E’ stato dunque il turno di
Paolo Borghi, che ha mostrato come la seconda direttiva europea (2001/18),
sebbene si proponesse esplicitamente di rendere “più efficace e trasparente” il
processo decisionale riguardo all’introduzione di prodotti e coltivazioni
transgenici, nei fatti è andata addirittura a peggiorare il già farraginoso e a
volte insensato approccio della prima direttiva (90/220/CEE).
Borghi ha criticato le
direttive mostrando le contraddizioni presenti tanto nelle norme stesse,
quanto nell’applicazione burocratica e indifferente a qualsiasi sensata
tempistica decisionale. Nel merito, ad esempio, è prevista una individuazione e
un conseguente processo di valutazione particolarmente lungo, ripetitivo e
costoso, delle piante in base al processo produttivo e non in base alle
caratteristiche della pianta che si vuole introdurre, indipendentemente da come
sia stata ottenuta - cosa che invece avrebbe senso volendo applicare un
ragionevole principio di precauzione che non consideri pregiudizialmente le
piante ottenute con le tecniche del DNA ricombinante come a priori più soggette
a rischi.
Ma anche prescindendo dal piano della norma - ha continuato Borghi - il caso
del richiamo del WTO del 2006, in cui non erano in discussione le norme, ma la
loro ragionevole applicazione, ha
portato alla luce come la burocrazia europea in tale materia porti a uno stato
di non-decisione de facto.
Il costo della non scienza in agricoltura
L’ultima relazione è stata
quella di Piero
Morandini, il quale ha ribadito l’insensatezza, dal punto di vista
scientifico, della definizione stessa di “pianta GM”: così come si trova nella
normativa europea, la definizione è del tutto arbitraria e anche fuorviante per
l’opinione pubblica, che viene portata a credere che le piante etichettate come
GM siano le uniche ad avere DNA mutato, mentre in commercio sono presenti da
sempre piante il cui DNA è stato modificato attraverso ibridazioni e mutagenesi
chimica o fisica, processi che certamente producono mutazioni genetiche ben più
estese e meno controllabili di quelle ottenute con le tecniche di transgenesi.

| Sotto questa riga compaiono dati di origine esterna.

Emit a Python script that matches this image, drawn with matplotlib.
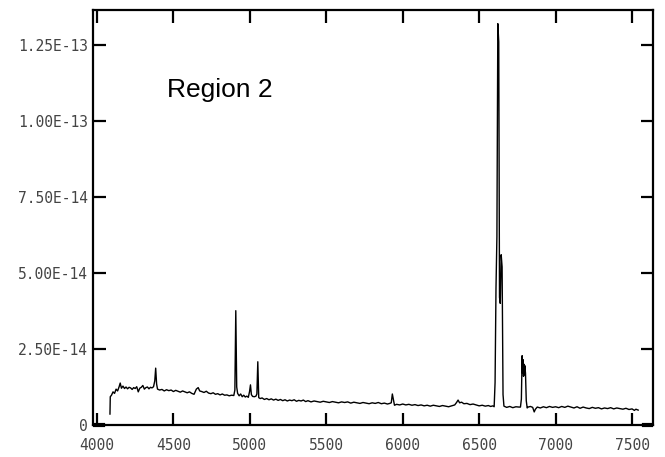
import numpy as np
import matplotlib
matplotlib.use("Agg")
import matplotlib.pyplot as plt

# spectrum of region 2: wavelength (A) and flux (units of 1e-15)
wave = [4085, 4087, 4095, 4105, 4115, 4125, 4135, 4145, 4152, 4160,
        4170, 4180, 4190, 4200, 4210, 4220, 4230, 4240, 4250, 4260,
        4270, 4280, 4290, 4300, 4310, 4320, 4330, 4340, 4350, 4360,
        4370, 4378, 4384, 4390, 4396, 4410, 4425, 4440, 4455, 4470,
        4485, 4500, 4515, 4530, 4545, 4560, 4575, 4590, 4605, 4620,
        4635, 4650, 4662, 4672, 4685, 4700, 4715, 4730, 4745, 4760,
        4775, 4790, 4805, 4820, 4835, 4850, 4865, 4880, 4895, 4902,
        4908, 4914, 4920, 4930, 4940, 4950, 4960, 4970, 4980, 4990,
        4998, 5004, 5010, 5018, 5030, 5040, 5046, 5052, 5058, 5068,
        5080, 5095, 5110, 5125, 5140, 5155, 5170, 5185, 5200, 5215,
        5230, 5245, 5260, 5275, 5290, 5305, 5320, 5335, 5350, 5365,
        5380, 5400, 5420, 5440, 5460, 5480, 5500, 5520, 5540, 5560,
        5580, 5600, 5620, 5640, 5660, 5680, 5700, 5720, 5740, 5760,
        5780, 5800, 5820, 5840, 5860, 5880, 5900, 5915, 5925, 5932,
        5938, 5946, 5960, 5980, 6000, 6020, 6040, 6060, 6080, 6100,
        6120, 6140, 6160, 6180, 6200, 6220, 6240, 6260, 6280, 6300,
        6320, 6340, 6352, 6362, 6372, 6385, 6400, 6420, 6440, 6460,
        6480, 6500, 6520, 6540, 6560, 6575, 6590, 6598, 6604, 6610,
        6616, 6622, 6628, 6633, 6638, 6644, 6650, 6656, 6662, 6680,
        6700, 6720, 6740, 6760, 6770, 6776, 6781, 6784, 6787, 6790,
        6793, 6796, 6799, 6803, 6808, 6814, 6820, 6835, 6850, 6860,
        6868, 6880, 6900, 6920, 6940, 6960, 6980, 7000, 7020, 7040,
        7060, 7080, 7100, 7120, 7140, 7160, 7180, 7200, 7220, 7240,
        7260, 7280, 7300, 7320, 7340, 7360, 7380, 7400, 7420, 7440,
        7460, 7480, 7500, 7515, 7525, 7540]
flux = [3.6, 9.3, 9.8, 10.9, 10.4, 11.8, 11.2, 12.6, 13.8, 12.1,
        12.8, 12.0, 12.5, 11.9, 12.4, 12.2, 11.7, 12.3, 12.0, 12.6,
        10.9, 12.1, 12.4, 13.0, 11.8, 12.3, 12.5, 11.9, 12.4, 12.2,
        12.6, 14.5, 18.7, 13.5, 11.8, 11.5, 11.7, 11.2, 11.6, 11.3,
        11.5, 11.0, 11.4, 11.1, 10.8, 11.2, 10.9, 10.6, 10.9, 10.4,
        10.1, 11.8, 12.3, 11.2, 11.0, 10.7, 11.1, 10.5, 10.3, 10.6,
        10.1, 10.3, 9.9, 10.2, 9.8, 9.9, 9.6, 9.8, 9.7, 11.5,
        37.6, 12.5, 10.4, 9.6, 10.2, 9.3, 9.8, 9.2, 9.5, 9.1,
        11.0, 13.2, 10.0, 9.4, 9.3, 9.5, 10.2, 20.8, 9.0, 8.7,
        8.9, 8.4, 8.7, 8.3, 8.6, 8.2, 8.5, 8.1, 8.4, 8.0,
        8.3, 7.9, 8.2, 8.0, 8.3, 7.8, 8.1, 7.9, 8.2, 7.7,
        8.0, 7.6, 7.9, 7.7, 7.5, 7.8, 7.6, 7.4, 7.7, 7.5,
        7.3, 7.6, 7.4, 7.6, 7.2, 7.5, 7.3, 7.1, 7.4, 7.2,
        7.0, 7.3, 7.1, 7.4, 7.0, 7.2, 6.9, 7.1, 7.3, 10.2,
        8.6, 6.5, 6.8, 6.6, 6.9, 6.6, 6.8, 6.5, 6.7, 6.4,
        6.6, 6.3, 6.5, 6.2, 6.5, 6.3, 6.1, 6.4, 6.2, 6.0,
        6.3, 6.6, 7.4, 8.2, 7.3, 7.5, 7.0, 7.1, 6.7, 6.9,
        6.6, 6.3, 6.5, 6.2, 6.4, 6.1, 6.3, 6.0, 14.0, 45.0,
        62.0, 132.0, 126.0, 42.0, 40.0, 56.0, 52.0, 10.0, 6.2, 5.8,
        6.1, 5.7, 6.0, 5.9, 5.9, 8.5, 22.8, 17.0, 21.5, 16.0,
        20.0, 16.5, 19.5, 17.0, 8.0, 5.6, 5.9, 6.1, 5.8, 4.3,
        5.2, 5.9, 5.6, 6.0, 5.7, 6.1, 5.8, 6.0, 5.7, 6.1,
        5.8, 6.2, 5.9, 5.6, 6.0, 5.5, 5.9, 5.6, 5.4, 5.8,
        5.5, 5.7, 5.3, 5.6, 5.4, 5.7, 5.3, 5.6, 5.4, 5.2,
        5.5, 5.1, 5.3, 4.8, 5.2, 4.9]

# zero-flux stretches outside the observed range
pad_left = [3974, 4052]
pad_right = [7565, 7637]

xticks = [4000, 4500, 5000, 5500, 6000, 6500, 7000, 7500]
yticks = [0, 2.5e-14, 5.0e-14, 7.5e-14, 1.0e-13, 1.25e-13]
ylabels = ["0", "2.50E-14", "5.00E-14", "7.50E-14", "1.00E-13", "1.25E-13"]

wave = np.array(wave)
flux = np.array(flux) * 1e-15

fig = plt.figure(figsize=(6.65, 4.57), dpi=100)
ax = fig.add_axes([93/665, 1 - 425/457, 560/665, 415/457])

ax.plot(wave, flux, color='black', lw=1.0)
ax.plot(pad_left, [0, 0], color='black', lw=3, clip_on=False, solid_capstyle='butt')
ax.plot(pad_right, [0, 0], color='black', lw=3, clip_on=False, solid_capstyle='butt')

ax.set_xlim(3974, 7637)
ax.set_ylim(0, 1.365e-13)
ax.set_xticks(xticks)
ax.set_yticks(yticks)
ax.set_yticklabels(ylabels)

for s in ax.spines.values():
    s.set_linewidth(1.6)
ax.tick_params(direction='in', length=9, width=1.6, top=True, right=True,
               labelsize=10.5, labelcolor='#444444')
ax.tick_params(axis='x', pad=9)
ax.tick_params(axis='y', pad=3.5)
for lab in ax.get_xticklabels() + ax.get_yticklabels():
    lab.set_family('DejaVu Sans Mono')

fig.text(167/665, 1 - 97/457, "Region 2", family='Liberation Sans', fontsize=19,
         va='baseline', ha='left')

fig.savefig("out.png", dpi=100)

Morandini ha infine messo a nudo tutte le contraddizioni dell’opposizione,
esplicitando come tutte le possibili critiche che si possono avanzare contro le
piante transgeniche valgono a maggior ragione per le piante convenzionali,
oltre a palesare l’ipocrisia che permette di importare ogni anno 4 milioni di
tonnellate di soia transgenica per l’alimentazione del bestiame - che serve tra
l’altro a produrre prodotti tipici come il parmigiano reggiano - negando al
contempo la possibilità di coltivarla.
Il convegno si è chiuso con
alcuni interventi da parte degli studenti: alcuni hanno sottolineato come un
rinsavimento del mercato europeo potrebbe permettere, incidentalmente, anche un
miglioramento delle possibilità dei giovani ricercatori.
Altri hanno posto
l’accento con sgomento sull’impossibilità ad oggi di trovare un referente
politico che abbia il coraggio di andare contro lo zoccolo duro del pregiudizio
dell’opinione pubblica.
I relatori - compresi gli ospiti d’oltralpe - non hanno
potuto che confermare come tutti gli esponenti politici si siano mostrati, sia
in sede nazionale che internazionale e indipendentemente dall’orientamento di
partito, finora più inclini a seguire i sondaggi piuttosto che a guidare i
propri elettori oltre le nebbie della disinformazione.
I giovani non si sono
perduti d’animo e hanno invece accolto l’invito dei relatori a moltiplicare le
occasioni di confronto con l’opinione pubblica per costruire insieme una via
d’uscita, e forse parte della speranza è stata incoraggiata anche dalla presenza,
tra il pubblico, della Senatrice Elena Cattaneo.